UC San Diego

A key element in the preparation for NISAR's launch (see Section 1.2) in 2023 is developing a methodology for validating NISAR-estimated displacements against GNSS displacements. In collaboration with the NISAR Solid Earth Science team I developed a Jupyter notebook workflow to download and generate timeseries of Sentinel-1 interferograms and GNSS daily solutions, project their displacements into radar line-of-sight (LOS), and derive velocity trends for each GNSS station in the given study site region and its collocated InSAR pixel. These velocity trends are then compared to asses the agreement of Interferometric SAR (InSAR) with GNSS. The effect of varying the following parameters were investigated: the GNSS station velocity approximation model, the reference station selected, various applied InSAR corrections, and the number of InSAR pixels averaged to form the InSAR collocated velocity.

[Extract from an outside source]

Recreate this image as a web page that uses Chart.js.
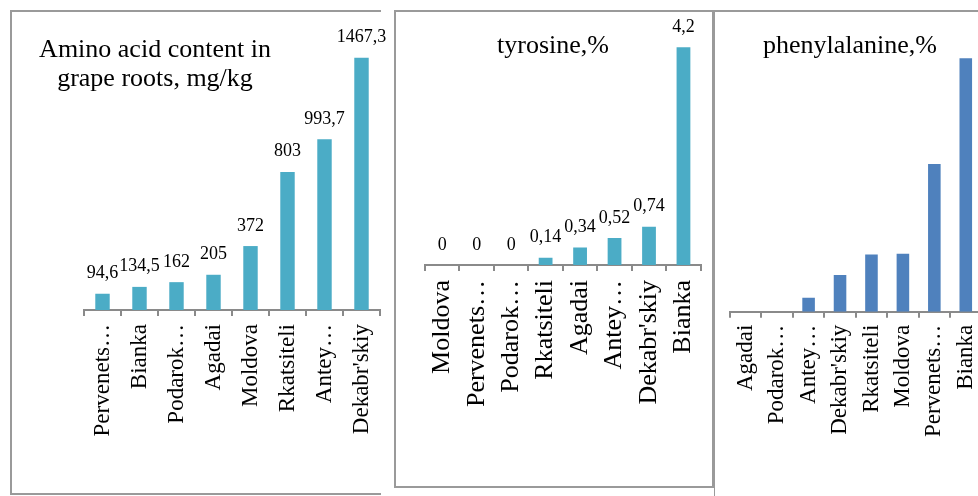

Analysis was conducted at two study sites, the Mojave Desert in California and a section of the Central Valley in California. The Mojave study site did not meet the validation requirement set by the NISAR team while the Central Valley did. Another key element of this project is providing future users with a clear and simple workflow to compare GNSS and InSAR data. The workflow discussed in this thesis has been handed off to the Solid Earth Science team to maintain and improve the user accessibility by moving the workflow into a cloud based environment.